Fortunately, most ethical issues are far more straightforward. Here are some examples.

All Christians may not agree about drinking as part of their stewardship, but they can agree that the Bible is very clear that drunkenness is unacceptable.

Grounds for divorce may be debatable, but the biblical standard of permanence in marriage is not.

The Bible may not address the degree to which sexual matters should be discussed in a secular classroom or shown on a television screen, but it does tie permission for sexual activity to the married state, and forbids fornication and adultery.

The Bible does not discuss the morality of a boycott on South Africa, but it addresses very directly our responsibility to the poor and requires of us that our contracts be honest.

We may not agree on what model for church government is either biblical or workable, but we can hear the Word of God when it says, in relation to congregational life, that “where there is envy and selfish ambition, there will also be disorder and wickedness of every kind” (James 3:16, NRSV).

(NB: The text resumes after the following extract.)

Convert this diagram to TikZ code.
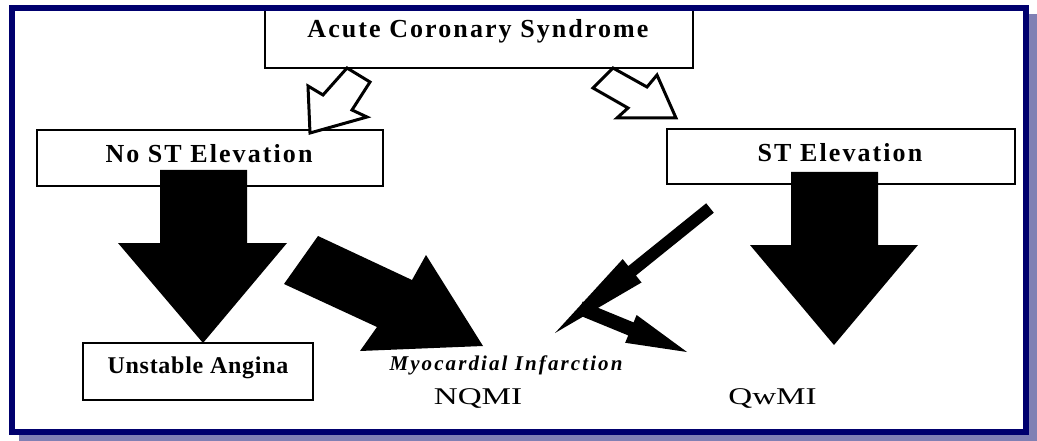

Perhaps a fear of legalism or a distaste for laying down rules that Christians may not keep have kept us from committing a common discipline to paper. But I am not calling for a manual of discipline. To use a sports metaphor, our common doctrine is not a detailed rule book of evangelical theology, but it is pretty reliable in showing us where the boundaries of the field are. A common discipline can perform a similar task for evangelical ethics.